Rodriguez era begins in Michigan football


Michigan succeeded in luring him from West Virginia to coach the Wolverines.

ANN ARBOR, Mich. (AP) — Rich Rodriguez walked through a flashlight-lit locker room, down a darkened tunnel and stepped onto the Michigan Stadium field for the first time.

“It’s beautiful,” he said with snow covering his dress shoes.

A new era began at Michigan on Monday. The most-winning program in college football ended its first coaching search since hiring Bo Schembechler nearly four decades ago by luring Rodriguez and his spread offense from West Virginia.

The process probably lasted longer than the school wanted and it might not have landed its first choice. Yet, Rodriguez didn’t have a problem with getting the job after LSU’s Les Miles and Rutgers’ Greg Schiano turned down reported opportunities to replace the retiring Lloyd Carr.

“[I] might have been my wife’s third choice, too,” Rodriguez joked.

He is ending a seven-season run at West Virginia, a year after turning down an offer to be Alabama’s coach.

Rodriguez said it took an opportunity of Michigan’s caliber for him to leave his home state and alma mater.

“It was a very difficult decision to leave a place where I grew up,” said Rodriguez, who was born in Grant Town, W.Va., five miles from the birthplace of famed Michigan coach Fielding Yost and about 20 miles from the West Virginia campus. “It was going to take a very special opportunity and a very special place, and I think that’s what this is.”

Rodriguez doesn’t expect to coach West Virginia when it plays Oklahoma in the Fiesta Bowl.

“My focus is going to be on the University of Michigan,” he said. “I don’t think it best serves West Virginia if I’m thinking about the Big House.”

Rodriguez, who was to fly back to West Virginia on Monday, hopes school officials agree that letting him leave right away to assemble his new staff, recruit and evaluate the Wolverines with eligibility remaining is best for both parties.

Rodriguez is the first head coach to come outside the “Michigan family” as athletic director Bill Martin put it, since Schembechler was hired away from Miami of Ohio in 1969.

“Do you have to be a Michigan man to be a Michigan coach?” Rodriguez asked. “Gosh, I hope not.”

Even though the Wolverines didn’t bring back one of their own in Miles, who played at Michigan and coached under Schembechler, they landed a coach who is much more than a consolation prize.

The 44-year-old Rodriguez built West Virginia into a Big East power, winning the conference championship this year for the fourth time in five seasons and going 60-26 overall.

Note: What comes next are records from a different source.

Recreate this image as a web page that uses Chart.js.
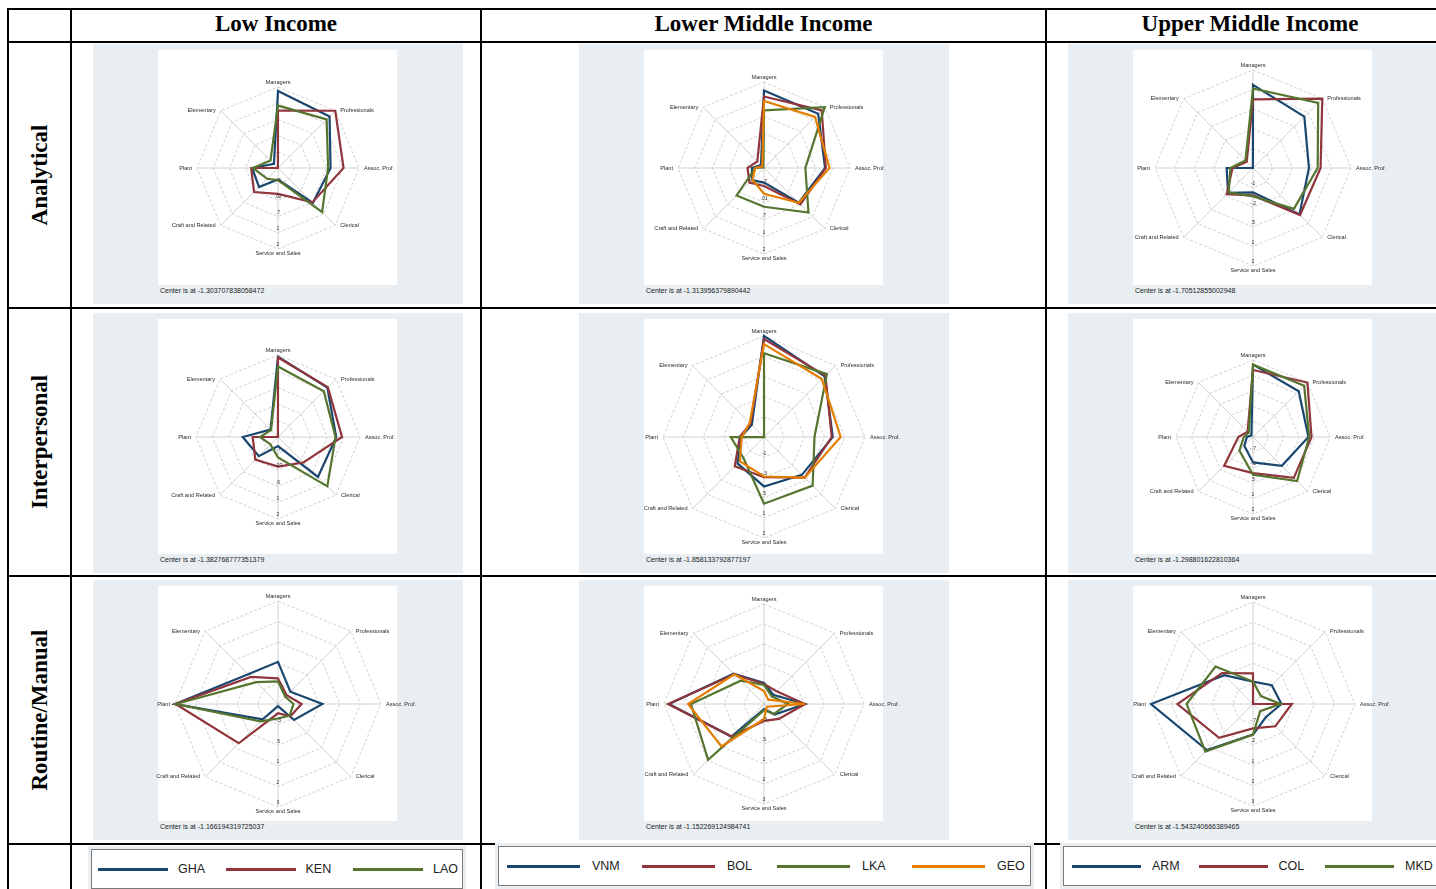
<!DOCTYPE html>
<html lang="en">
<head>
<meta charset="utf-8">
<title>Radar por ocupación</title>
<script src="https://cdn.jsdelivr.net/npm/chart.js@4.4.1/dist/chart.umd.min.js"></script>
<style>
  html, body { margin: 0; padding: 0; }
  body { width: 1436px; height: 889px; position: relative; overflow: hidden; background: #fff; font-family: "Liberation Sans", Arial, sans-serif; }
  .linea { position: absolute; background: #000; }
  .cabecera { position: absolute; height: 32px; line-height: 32px; text-align: center; font: bold 23px "Liberation Serif", "Times New Roman", serif; }
  .fila { position: absolute; font: bold 23px "Liberation Serif", "Times New Roman", serif; }
  .fila span { position: absolute; left: 50%; top: 50%; transform: translate(-50%, -50%) rotate(-90deg); white-space: nowrap; }
  .panel { position: absolute; width: 370px; height: 260px; background: #e8eef2; }
  .panel canvas { position: absolute; left: 0; top: 0; }
  .zona { position: absolute; left: 65px; top: 6px; width: 239px; height: 235px; background: #fff; }
  .nota { position: absolute; left: 67px; top: 242px; font-size: 7px; line-height: 9px; color: #222; white-space: nowrap; }
  .fondo-ley { position: absolute; background: #e8eef2; }
  .leyenda { position: absolute; height: 40px; background: #fff; border: 1px solid #7a7a7a; box-sizing: border-box; display: flex; align-items: center; }
  .item { display: flex; align-items: center; font-size: 12.5px; color: #222; flex: none; }
  .item i { display: inline-block; height: 3px; flex: none; }
</style>
</head>
<body>
<script>
const OCUPACIONES = ["Managers", "Professionals", "Assoc. Prof.", "Clerical", "Service and Sales", "Craft and Related", "Plant", "Elementary"];
const TAREAS = ["Analytical", "Interpersonal", "Routine/Manual"];
const GRUPOS = ["Low Income", "Lower Middle Income", "Upper Middle Income"];
const PAISES = [["GHA", "KEN", "LAO"], ["VNM", "BOL", "LKA", "GEO"], ["ARM", "COL", "MKD"]];

// valor del centro (nota de cada grafico), fila por tarea, columna por grupo
const CENTROS = [
  [-1.303707838058472, -1.313956379890442, -1.70512855002948],
  [-1.382768777351379, -1.858133792877197, -1.298801622810364],
  [-1.166194319725037, -1.152269124984741, -1.543240666389465],
];
// valor en el extremo de cada radio
const MAXIMOS = [
  [2.0, 2.0, 2.0],
  [1.9, 2.0, 1.7],
  [3.0, 3.0, 2.7],
];

// orden: Managers, Professionals, Assoc. Prof., Clerical, Service and Sales, Craft and Related, Plant, Elementary
const ANALYTICAL_LI = [
  [1.84, 1.67, 0.84, 0.71, -0.84, -0.21, -0.25, -1.07],
  [1.04, 2.00, 1.37, 0.68, -0.25, 0.08, -0.21, -1.30],
  [1.24, 1.50, 0.74, 1.24, -0.81, -0.68, -0.28, -0.87],
];
const ANALYTICAL_LMI = [
  [1.67, 1.64, 1.04, 0.58, -0.75, -0.65, -0.85, -1.15],
  [1.44, 1.83, 1.07, 0.67, -0.62, -0.52, -0.68, -0.95],
  [0.91, 2.00, 0.28, 1.11, 0.18, 0.18, -0.98, -1.28],
  [1.27, 1.47, 1.21, 0.58, -0.32, -0.68, -0.98, -1.22],
];
const ANALYTICAL_UMI = [
  [1.44, 1.04, 0.41, 0.78, -0.78, -0.37, -0.71, -1.70],
  [0.89, 2.00, 0.85, 0.81, -0.67, -0.30, -0.93, -1.37],
  [1.30, 1.78, 0.74, 0.48, -0.63, -0.41, -0.85, -1.30],
];
const INTERPERSONAL_LI = [
  [1.83, 1.41, 0.95, 0.88, -1.02, -0.30, 0.03, -0.96],
  [1.80, 1.44, 1.18, 0.06, -0.20, -0.10, -0.37, -1.38],
  [1.44, 1.21, 0.92, 1.41, -0.56, -0.96, -0.66, -0.99],
];
const INTERPERSONAL_LMI = [
  [2.00, 1.42, 0.77, 0.19, 0.03, -0.43, -0.97, -1.20],
  [1.88, 1.46, 0.73, 0.34, -0.32, -0.28, -0.93, -1.13],
  [1.34, 1.54, 0.07, 0.77, 0.69, -0.74, -0.59, -1.86],
  [1.69, 1.27, 1.07, 0.34, -0.35, -0.55, -1.01, -1.09],
];
const INTERPERSONAL_UMI = [
  [1.52, 1.22, 0.86, 0.29, -0.31, -0.82, -1.06, -1.21],
  [1.31, 1.70, 0.98, 0.95, 0.11, 0.29, -0.73, -1.00],
  [1.52, 1.52, 0.89, 1.13, 0.17, -0.55, -0.94, -1.06],
];
const ROUTINE_LI = [
  [0.54, -0.46, 0.63, -0.25, -1.08, -0.29, 3.00, 0.54],
  [-0.13, -0.67, -0.21, -0.46, -0.79, 1.08, 2.98, 0.38],
  [-0.25, -0.75, -0.54, -0.50, -0.58, -0.17, 2.96, 0.08],
];
const ROUTINE_LMI = [
  [-0.28, -0.61, 0.55, -0.53, -0.94, 0.76, 2.79, 0.63],
  [-0.32, -0.41, 0.55, -0.28, -0.45, 0.76, 2.83, 0.59],
  [-0.36, -0.70, -0.16, -0.57, -0.90, 2.13, 1.88, 0.22],
  [-0.61, -0.90, 0.55, -0.99, -0.53, 1.34, 2.00, 0.59],
];
const ROUTINE_UMI = [
  [-0.61, -0.44, -0.36, -0.78, -0.27, 1.17, 2.70, 0.15],
  [-0.27, -1.54, 0.07, -0.23, -0.53, 0.45, 1.60, 0.28],
  [-0.61, -1.08, -0.40, -1.12, -0.27, 1.26, 1.22, 0.66],
];
const SERIES = [
  [ANALYTICAL_LI, ANALYTICAL_LMI, ANALYTICAL_UMI],
  [INTERPERSONAL_LI, INTERPERSONAL_LMI, INTERPERSONAL_UMI],
  [ROUTINE_LI, ROUTINE_LMI, ROUTINE_UMI],
];
const N_ANILLOS = 5;

const COLORES = ["#1a476f", "#90353b", "#55752f", "#e37e00"];
const GRIS = "#c6c6c6";

// posiciones de la tabla
const PANEL_X = [93, 579, 1068];
const PANEL_Y = [44, 313, 580];
const PANEL_W = 370;
const PANEL_H = 260;
const RADIOS = [[81, 86, 98], [82, 101, 77], [103, 100, 102]];
const CENTRO_X = 185;
const CENTRO_Y = 124;

function linea(x, y, w, h) {
  const d = document.createElement("div");
  d.className = "linea";
  Object.assign(d.style, { left: x + "px", top: y + "px", width: w + "px", height: h + "px" });
  document.body.appendChild(d);
}

function caja(clase, x, y, w, h) {
  const d = document.createElement("div");
  d.className = clase;
  Object.assign(d.style, { left: x + "px", top: y + "px", width: w + "px", height: h + "px" });
  document.body.appendChild(d);
  return d;
}

// formato tipo %9.1g de Stata
function formatoStata(v) {
  const s = String(Number(v.toPrecision(1)));
  return s.replace(/^(-?)0\./, "$1.");
}

const etiquetasRadar = {
  id: "etiquetasRadar",
  afterDraw(chart) {
    const r = chart.scales.r;
    const ctx = chart.ctx;
    ctx.save();
    ctx.fillStyle = "#2a2a2a";
    ctx.font = '5.6px "Liberation Sans", Arial, sans-serif';
    chart.data.labels.forEach((txt, i) => {
      const p = r.getPointPosition(i, r.drawingArea);
      const cos = Math.cos(p.angle);
      const sin = Math.sin(p.angle);
      let x = p.x;
      let y = p.y;
      if (Math.abs(cos) < 0.1) {
        ctx.textAlign = "center";
        ctx.textBaseline = sin < 0 ? "bottom" : "top";
        y += sin < 0 ? -1.5 : 1.5;
      } else {
        ctx.textAlign = cos > 0 ? "left" : "right";
        ctx.textBaseline = "middle";
        x += cos > 0 ? 5 : -5;
      }
      ctx.fillText(txt, x, y);
    });
    // numeros del eje sobre el radio de Service and Sales
    ctx.font = '5px "Liberation Sans", Arial, sans-serif';
    ctx.textAlign = "center";
    ctx.textBaseline = "middle";
    r.ticks.forEach((t) => {
      if (t.value <= r.min) return;
      const p = r.getPointPositionForValue(4, t.value);
      ctx.fillText(formatoStata(t.value), p.x, p.y - 4);
    });
    ctx.restore();
  },
};

function crearRadar(canvas, fila, col) {
  const centro = CENTROS[fila][col];
  const maximo = MAXIMOS[fila][col];
  const radio = RADIOS[fila][col];
  const datos = SERIES[fila][col];
  const n = datos.length;
  return new Chart(canvas, {
    type: "radar",
    data: {
      labels: OCUPACIONES,
      datasets: datos.map((vals, i) => ({
        label: PAISES[col][i],
        data: vals,
        borderColor: COLORES[i],
        borderWidth: 2.2,
        fill: false,
        pointRadius: 0,
        tension: 0,
        order: n - i,
      })),
    },
    options: {
      responsive: false,
      animation: false,
      events: [],
      layout: {
        padding: {
          left: CENTRO_X - radio,
          right: PANEL_W - CENTRO_X - radio,
          top: CENTRO_Y - radio,
          bottom: PANEL_H - CENTRO_Y - radio,
        },
      },
      plugins: {
        legend: { display: false },
        tooltip: { enabled: false },
      },
      scales: {
        r: {
          min: centro,
          max: maximo,
          // anillos repartidos por igual entre el centro y el extremo, como en Stata
          afterBuildTicks: (scale) => {
            const paso = (maximo - centro) / N_ANILLOS;
            scale.ticks = Array.from({ length: N_ANILLOS }, (_, k) => ({ value: centro + paso * (k + 1) }));
          },
          ticks: { display: false },
          pointLabels: { display: false },
          grid: { color: GRIS, lineWidth: 0.8 },
          border: { dash: [3, 2] },
          angleLines: { color: GRIS, lineWidth: 0.8 },
        },
      },
    },
    plugins: [etiquetasRadar],
  });
}

// lineas de la tabla
[8, 41, 307, 575, 843].forEach((y) => linea(7, y, 1429, 2));
[7, 70, 480, 1045].forEach((x) => linea(x, 8, 2, 881));

// cabeceras
const CAB_X = [[72, 408], [482, 563], [1047, 406]];
GRUPOS.forEach((g, k) => {
  const d = caja("cabecera", CAB_X[k][0], 11, CAB_X[k][1], 32);
  d.textContent = g;
});
const FILA_Y = [[43, 264], [309, 266], [577, 266]];
TAREAS.forEach((t, f) => {
  const d = caja("fila", 9, FILA_Y[f][0], 61, FILA_Y[f][1]);
  const s = document.createElement("span");
  s.textContent = t;
  d.appendChild(s);
});

// paneles con radar
for (let f = 0; f < 3; f++) {
  for (let k = 0; k < 3; k++) {
    const panel = caja("panel", PANEL_X[k], PANEL_Y[f], PANEL_W, PANEL_H);
    const zona = document.createElement("div");
    zona.className = "zona";
    panel.appendChild(zona);
    const nota = document.createElement("div");
    nota.className = "nota";
    nota.textContent = "Center is at " + CENTROS[f][k];
    panel.appendChild(nota);
    const canvas = document.createElement("canvas");
    canvas.width = PANEL_W;
    canvas.height = PANEL_H;
    panel.appendChild(canvas);
    crearRadar(canvas, f, k);
  }
}

// leyendas
const LEYENDAS = [
  { x: 91, y: 849, w: 372, pad: 6, paso: 127.5, largo: 70, hueco: 10 },
  { x: 498, y: 846, w: 533, pad: 8, paso: 135, largo: 73, hueco: 12 },
  { x: 1063, y: 846, w: 380, pad: 8, paso: 126.5, largo: 69, hueco: 11 },
];
LEYENDAS.forEach((L, k) => {
  caja("fondo-ley", L.x - 3, L.y - 3, L.w + 6, 50);
  const box = caja("leyenda", L.x, L.y, L.w, 40);
  box.style.paddingLeft = L.pad + "px";
  PAISES[k].forEach((p, i) => {
    const it = document.createElement("div");
    it.className = "item";
    it.style.width = L.paso + "px";
    const raya = document.createElement("i");
    raya.style.width = L.largo + "px";
    raya.style.marginRight = L.hueco + "px";
    raya.style.background = COLORES[i];
    it.appendChild(raya);
    it.appendChild(document.createTextNode(p));
    box.appendChild(it);
  });
});
</script>
</body>
</html>
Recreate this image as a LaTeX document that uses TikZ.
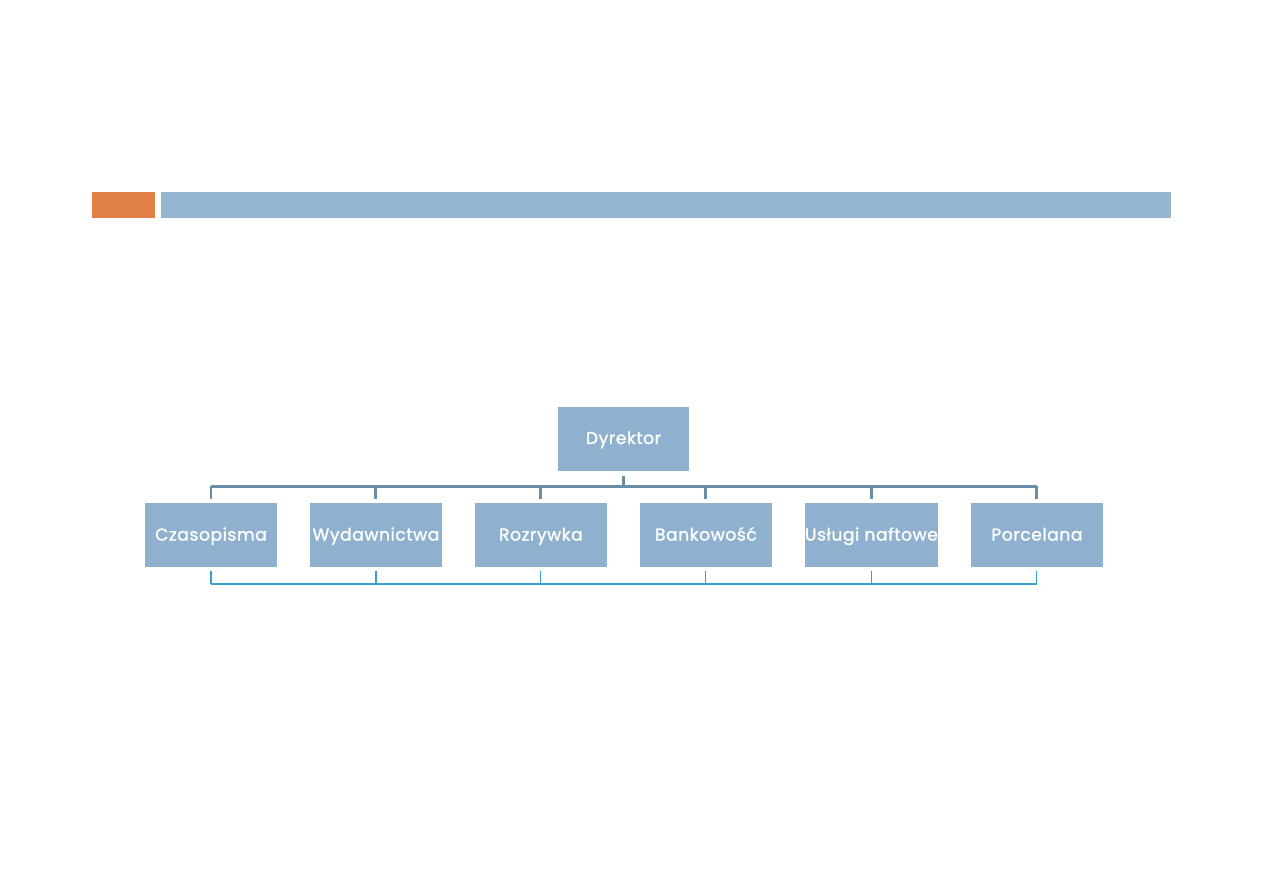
\documentclass[tikz,border=0pt]{standalone}
\usepackage{fontspec}
\setmainfont{Poppins}
\usetikzlibrary{positioning}
\definecolor{barorange}{HTML}{E08046}
\definecolor{barblue}{HTML}{94B6D2}
\definecolor{boxfill}{HTML}{8FB1CF}
\definecolor{topline}{HTML}{6A8EA8}
\definecolor{botline}{HTML}{3A9FC9}
\tikzset{
  unit/.style={
    fill=boxfill,
    text=white,
    inner sep=0pt,
    outer sep=0pt,
    minimum width=2.64cm,
    minimum height=1.28cm,
    text height=1.5ex,
    text depth=0.35ex,
    align=center,
    font=\fontsize{9.8}{11}\selectfont\addfontfeatures{LetterSpace=3,FakeBold=1.2},
  },
  link/.style={
    draw=topline,
    line width=1.7pt,
  },
  under/.style={
    draw=botline,
    line width=0.6pt,
  },
}
\begin{document}
\begin{tikzpicture}[x=0.02cm,y=-0.02cm]
  \useasboundingbox (0,0) rectangle (1263,893);
  % header bars
  \fill[barorange] (92,192) rectangle (155,218);
  \fill[barblue] (161,192) rectangle (1171,218);

  \node [unit] (dyr) at (623.5,438.5) {Dyrektor};
  \node [unit] (czas) at (211,535) {Czasopisma};
  \node [unit, right=0.66cm of czas] (wyd) {Wydawnictwa};
  \node [unit, right=0.66cm of wyd] (rozr) {Rozrywka};
  \node [unit, right=0.66cm of rozr] (bank) {Bankowość};
  \node [unit, right=0.66cm of bank] (nafta) {Usługi naftowe};
  \node [unit, right=0.66cm of nafta] (porc) {Porcelana};

  \coordinate (bus) at (623.5,486);
  \coordinate (lowbus) at (623.5,584);

  % top connectors
  \draw[link] ([yshift=-3pt]dyr.south) -- (bus);
  \draw[link] (czas.north |- bus) -- (porc.north |- bus);
  \foreach \n in {czas,wyd,rozr,bank,nafta,porc}
    \draw[link] (\n.north |- bus) -- ([yshift=2.5pt]\n.north);

  % bottom connectors
  \draw[under] (czas.south |- lowbus) -- (porc.south |- lowbus);
  \foreach \n in {czas,wyd,rozr,bank,nafta,porc}
    \draw[under] ([yshift=-2pt]\n.south) -- (\n.south |- lowbus);
\end{tikzpicture}
\end{document}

He helped the Mountaineers earn six straight bowl bids and made them one of the most potent offensive teams in the country.

Rodriguez is considered one of the Godfather’s of the spread offense that’s become the rage of college football. The spread will be a dramatic change for Michigan, a school that’s been locked into a more traditional offense and relied on drop-back passers for years.

“I think it’s a great hire,” said Carr, whose 13th and final season as head coach at Michigan will end Jan. 1 at the Capital One Bowl against Florida. “He’s a young guy with great passion and enthusiasm.

“I think everybody that loves this place is excited.”

Rodriguez’s hiring marks the second time in eight months that Michigan lured a coach away from West Virginia, following basketball coach John Beilein’s Morgantown-to-Ann Arbor path.